I know people reported mounting them upside down near the ceiling with good results. In my case I have windows that go up to the ceiling. I'm wondering if I can achieve the same by hanging them upside down from the ceiling.
Hi
While we can’t comment on our future products and roadmap, I’d be happy to mark this as a product request to send to the appropriate team for their regards.
There may be a third party products out there that do this, but nothing officially endorsed by Sonos, so I would suggest care when looking into this. Perhaps a community user can suggest something or an alternative method for you.
I hope this helps!
You could fabricate a bracket that would attach to the ceiling (and into a stud above it) and drop down (as a wall would) and attach your 300 to it.

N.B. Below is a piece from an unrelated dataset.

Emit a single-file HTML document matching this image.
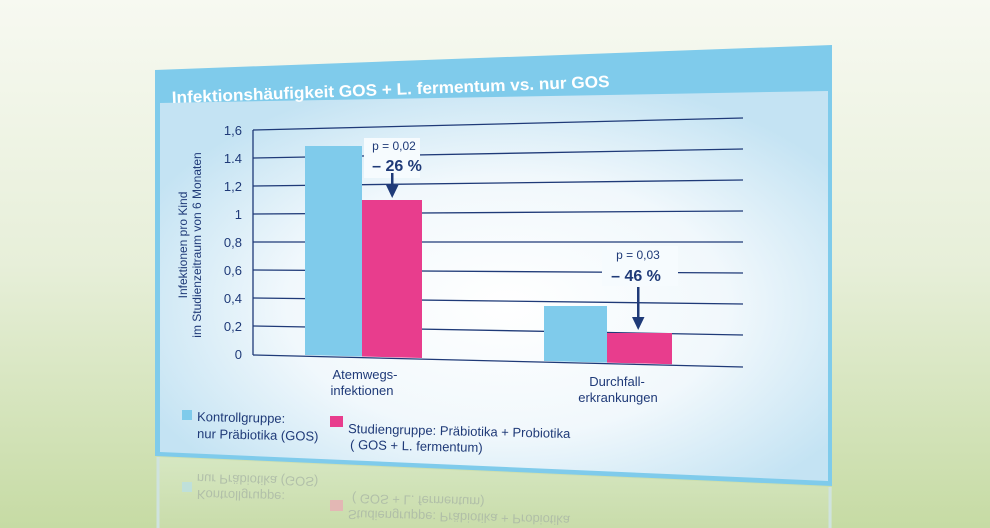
<!DOCTYPE html>
<html><head><meta charset="utf-8"><style>
html,body{margin:0;padding:0;width:990px;height:528px;overflow:hidden}
svg{display:block;font-family:"Liberation Sans",sans-serif}
</style></head><body>
<svg width="990" height="528" viewBox="0 0 990 528">
<defs>
<linearGradient id="bg" x1="0" y1="0" x2="0" y2="1">
<stop offset="0" stop-color="#f7f9f1"/><stop offset="0.5" stop-color="#e7efd9"/><stop offset="1" stop-color="#c6dba4"/>
</linearGradient>
<radialGradient id="pan" cx="0.52" cy="0.55" r="0.6">
<stop offset="0" stop-color="#ffffff"/><stop offset="0.55" stop-color="#f1f8fc"/><stop offset="1" stop-color="#c4e3f3"/>
</radialGradient>
<linearGradient id="refl" x1="0" y1="0" x2="0" y2="1">
<stop offset="0" stop-color="#d6e7c2"/><stop offset="1" stop-color="#c9dcaa"/>
</linearGradient>
</defs>
<rect width="990" height="528" fill="url(#bg)"/>
<polygon points="157,457 832,487 832,528 157,528" fill="url(#refl)"/>
<line x1="158" y1="457" x2="158" y2="528" stroke="#cfe3de" stroke-width="3"/>
<line x1="830" y1="487" x2="830" y2="528" stroke="#cfe3de" stroke-width="3"/>
<g fill="#aab7a6" font-size="13" opacity="0.8">
<text transform="translate(197,474) rotate(1.5) scale(1,-1)">nur Präbiotika (GOS)</text>
<text transform="translate(197,490) rotate(1.5) scale(1,-1)">Kontrollgruppe:</text>
<text transform="translate(352,494) rotate(1.5) scale(1,-1)">( GOS + L. fermentum)</text>
<text transform="translate(348,510) rotate(1.5) scale(1,-1)">Studiengruppe: Präbiotika + Probiotika</text>
</g>
<rect x="182" y="482" width="10" height="10" fill="#bfe0da"/>
<rect x="330" y="500" width="13" height="11" fill="#e3b7b4"/>
<polygon points="155,70 832,45 832,486 155,456" fill="#7fcbeb"/>
<polygon points="160,103 828,91 828,481 160,452" fill="url(#pan)"/>
<text transform="translate(172,103) rotate(-2.1)" fill="#fff" font-weight="bold" font-size="16.5" textLength="438" lengthAdjust="spacingAndGlyphs">Infektionshäufigkeit GOS + L. fermentum vs. nur GOS</text>
<g stroke="#1f3a78" stroke-width="1.3">
<line x1="253" y1="130" x2="743" y2="118"/>
<line x1="253" y1="158" x2="743" y2="149"/>
<line x1="253" y1="186" x2="743" y2="180"/>
<line x1="253" y1="214" x2="743" y2="211"/>
<line x1="253" y1="242" x2="743" y2="242"/>
<line x1="253" y1="270" x2="743" y2="273"/>
<line x1="253" y1="298" x2="743" y2="304"/>
<line x1="253" y1="326" x2="743" y2="335"/>
<line x1="253" y1="355" x2="743" y2="367"/>
<line x1="253" y1="130" x2="253" y2="355"/>
</g>
<g fill="#1f3a78" font-size="13" text-anchor="end">
<text x="242" y="135">1,6</text><text x="242" y="163">1.4</text><text x="242" y="191">1,2</text>
<text x="242" y="219">1</text><text x="242" y="247">0,8</text><text x="242" y="275">0,6</text>
<text x="242" y="303">0,4</text><text x="242" y="331">0,2</text><text x="242" y="359">0</text>
</g>
<g fill="#1f3a78" font-size="12" text-anchor="middle">
<text transform="translate(187,245) rotate(-90)">Infektionen pro Kind</text>
<text transform="translate(201,245) rotate(-90)">im Studienzeitraum von 6 Monaten</text>
</g>
<polygon points="305,146 362,146 362,356.5 305,355" fill="#7fcbeb"/>
<polygon points="362,200 422,200 422,358 362,356.5" fill="#e83d8d"/>
<polygon points="544,306 607,306 607,362.6 544,361" fill="#7fcbeb"/>
<polygon points="607,333 672,333 672,364.2 607,362.6" fill="#e83d8d"/>
<rect x="364" y="138" width="56" height="40" fill="#f6fbfe"/>
<rect x="602" y="246" width="76" height="40" fill="#f6fbfe"/>
<g fill="#1f3a78">
<text x="394" y="150" font-size="12" text-anchor="middle">p = 0,02</text>
<text x="397" y="171" font-size="16" font-weight="bold" text-anchor="middle">– 26 %</text>
<rect x="391" y="173" width="2.5" height="14"/>
<polygon points="386,185 398.5,185 392.2,198"/>
<text x="638" y="259" font-size="12" text-anchor="middle">p = 0,03</text>
<text x="636" y="281" font-size="16" font-weight="bold" text-anchor="middle">– 46 %</text>
<rect x="637" y="287" width="2.5" height="32"/>
<polygon points="632,317 644.5,317 638.2,330"/>
</g>
<g fill="#1f3a78" font-size="13" text-anchor="middle">
<text x="365" y="379">Atemwegs-</text><text x="362" y="395">infektionen</text>
<text x="617" y="386">Durchfall-</text><text x="618" y="402">erkrankungen</text>
</g>
<rect x="182" y="410" width="10" height="10" fill="#7fcbeb"/>
<rect x="330" y="416" width="13" height="11" fill="#e83d8d"/>
<g fill="#1f3a78" font-size="13">
<text transform="translate(197,421) rotate(1.3)">Kontrollgruppe:</text>
<text transform="translate(197,438) rotate(1.3)">nur Präbiotika (GOS)</text>
<text transform="translate(348,433) rotate(1.3)">Studiengruppe: Präbiotika + Probiotika</text>
<text transform="translate(350,449) rotate(1.3)">( GOS + L. fermentum)</text>
</g>
</svg>
</body></html>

I actually have no rear wall on one side of a weird living room configuration, and so need to mount one of my ERA 300’s (paired to an Arc and Gen3 SUb) on a ceiling location to make it level with the other ERA300 on the wall.
Any recommendations for a brand of ceiling mount that can hold the ERA 300 as is, without modifications?
I actually have no rear wall on one side of a weird living room configuration, and so need to mount one of my ERA 300’s (paired to an Arc and Gen3 SUb) on a ceiling location to make it level with the other ERA300 on the wall.
Any recommendations for a brand of ceiling mount that can hold the ERA 300 as is, without modifications?
Well, the speaker mounts that exist for the 300 hold the speaker in place using 16mm M5 screws (per manual). Although the screw hole is on the bottom of speaker, it can be used to mount the speaker inverted. So anything that can handle that would work.
It might also make sense to buy a wall mount designed for Era 300, and mount that to a generic ceiling mount, rather than the Era 300 directly to a ceiling mount. It seems like there are some good options for ceiling mounts that will create a small vertical surface you can use for like a wall for a wall mount. I suspect the bigger issue would be getting a joist or similar in the right location for your speaker, as well as getting power.